**Aim**
Output the material beneath this task exactly, images excluded.

**Data excerpt**
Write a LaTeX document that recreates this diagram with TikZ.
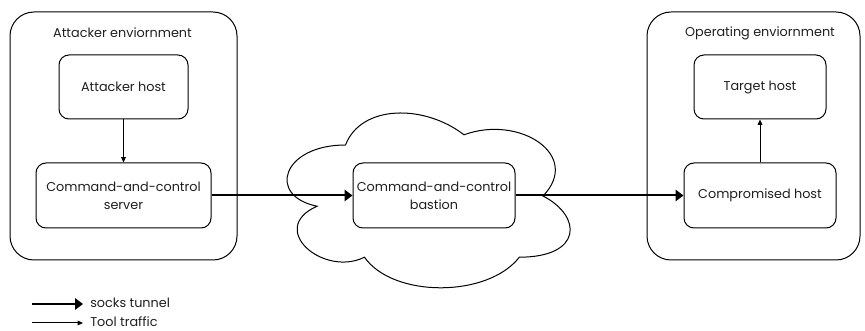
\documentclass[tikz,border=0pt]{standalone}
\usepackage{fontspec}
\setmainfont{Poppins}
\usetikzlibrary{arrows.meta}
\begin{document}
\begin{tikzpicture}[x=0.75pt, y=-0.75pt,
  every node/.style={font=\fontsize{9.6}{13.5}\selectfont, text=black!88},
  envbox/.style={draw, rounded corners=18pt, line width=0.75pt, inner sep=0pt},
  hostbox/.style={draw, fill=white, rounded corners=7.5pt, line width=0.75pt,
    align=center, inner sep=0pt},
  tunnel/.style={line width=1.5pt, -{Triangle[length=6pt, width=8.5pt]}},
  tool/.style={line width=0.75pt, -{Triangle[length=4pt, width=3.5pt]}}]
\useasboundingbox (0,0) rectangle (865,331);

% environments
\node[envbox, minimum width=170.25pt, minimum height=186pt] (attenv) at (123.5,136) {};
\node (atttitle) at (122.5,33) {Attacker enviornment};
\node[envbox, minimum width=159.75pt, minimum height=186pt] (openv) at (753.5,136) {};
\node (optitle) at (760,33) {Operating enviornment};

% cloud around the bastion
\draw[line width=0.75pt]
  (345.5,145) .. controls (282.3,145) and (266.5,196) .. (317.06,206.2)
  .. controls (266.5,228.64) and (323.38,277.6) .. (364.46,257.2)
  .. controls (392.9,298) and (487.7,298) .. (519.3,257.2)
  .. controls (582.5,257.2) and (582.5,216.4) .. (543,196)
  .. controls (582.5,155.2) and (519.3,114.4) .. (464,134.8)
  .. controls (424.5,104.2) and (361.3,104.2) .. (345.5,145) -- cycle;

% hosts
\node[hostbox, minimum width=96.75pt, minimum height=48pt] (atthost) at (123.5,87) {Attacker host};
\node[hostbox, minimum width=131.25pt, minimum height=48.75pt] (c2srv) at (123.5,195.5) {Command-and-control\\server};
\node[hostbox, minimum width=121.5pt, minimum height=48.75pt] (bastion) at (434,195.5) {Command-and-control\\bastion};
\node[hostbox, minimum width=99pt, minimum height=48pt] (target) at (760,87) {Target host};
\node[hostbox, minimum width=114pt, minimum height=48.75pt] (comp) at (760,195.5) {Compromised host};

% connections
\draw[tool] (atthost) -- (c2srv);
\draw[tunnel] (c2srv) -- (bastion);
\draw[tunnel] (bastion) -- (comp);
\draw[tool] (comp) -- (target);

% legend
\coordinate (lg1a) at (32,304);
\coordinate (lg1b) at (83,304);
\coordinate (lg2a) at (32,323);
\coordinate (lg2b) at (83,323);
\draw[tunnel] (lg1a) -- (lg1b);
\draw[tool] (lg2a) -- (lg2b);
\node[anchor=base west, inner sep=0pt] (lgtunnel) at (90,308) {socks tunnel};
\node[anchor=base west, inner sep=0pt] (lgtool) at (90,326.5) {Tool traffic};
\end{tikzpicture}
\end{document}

**Answer to the problem**
Write a LaTeX document that recreates this diagram with TikZ.
\documentclass[tikz,border=0pt]{standalone}
\usepackage{fontspec}
\setmainfont{Poppins}
\usetikzlibrary{arrows.meta}
\begin{document}
\begin{tikzpicture}[x=0.75pt, y=-0.75pt,
  every node/.style={font=\fontsize{9.6}{13.5}\selectfont, text=black!88},
  envbox/.style={draw, rounded corners=18pt, line width=0.75pt, inner sep=0pt},
  hostbox/.style={draw, fill=white, rounded corners=7.5pt, line width=0.75pt,
    align=center, inner sep=0pt},
  tunnel/.style={line width=1.5pt, -{Triangle[length=6pt, width=8.5pt]}},
  tool/.style={line width=0.75pt, -{Triangle[length=4pt, width=3.5pt]}}]
\useasboundingbox (0,0) rectangle (865,331);

% environments
\node[envbox, minimum width=170.25pt, minimum height=186pt] (attenv) at (123.5,136) {};
\node (atttitle) at (122.5,33) {Attacker enviornment};
\node[envbox, minimum width=159.75pt, minimum height=186pt] (openv) at (753.5,136) {};
\node (optitle) at (760,33) {Operating enviornment};

% cloud around the bastion
\draw[line width=0.75pt]
  (345.5,145) .. controls (282.3,145) and (266.5,196) .. (317.06,206.2)
  .. controls (266.5,228.64) and (323.38,277.6) .. (364.46,257.2)
  .. controls (392.9,298) and (487.7,298) .. (519.3,257.2)
  .. controls (582.5,257.2) and (582.5,216.4) .. (543,196)
  .. controls (582.5,155.2) and (519.3,114.4) .. (464,134.8)
  .. controls (424.5,104.2) and (361.3,104.2) .. (345.5,145) -- cycle;

% hosts
\node[hostbox, minimum width=96.75pt, minimum height=48pt] (atthost) at (123.5,87) {Attacker host};
\node[hostbox, minimum width=131.25pt, minimum height=48.75pt] (c2srv) at (123.5,195.5) {Command-and-control\\server};
\node[hostbox, minimum width=121.5pt, minimum height=48.75pt] (bastion) at (434,195.5) {Command-and-control\\bastion};
\node[hostbox, minimum width=99pt, minimum height=48pt] (target) at (760,87) {Target host};
\node[hostbox, minimum width=114pt, minimum height=48.75pt] (comp) at (760,195.5) {Compromised host};

% connections
\draw[tool] (atthost) -- (c2srv);
\draw[tunnel] (c2srv) -- (bastion);
\draw[tunnel] (bastion) -- (comp);
\draw[tool] (comp) -- (target);

% legend
\coordinate (lg1a) at (32,304);
\coordinate (lg1b) at (83,304);
\coordinate (lg2a) at (32,323);
\coordinate (lg2b) at (83,323);
\draw[tunnel] (lg1a) -- (lg1b);
\draw[tool] (lg2a) -- (lg2b);
\node[anchor=base west, inner sep=0pt] (lgtunnel) at (90,308) {socks tunnel};
\node[anchor=base west, inner sep=0pt] (lgtool) at (90,326.5) {Tool traffic};
\end{tikzpicture}
\end{document}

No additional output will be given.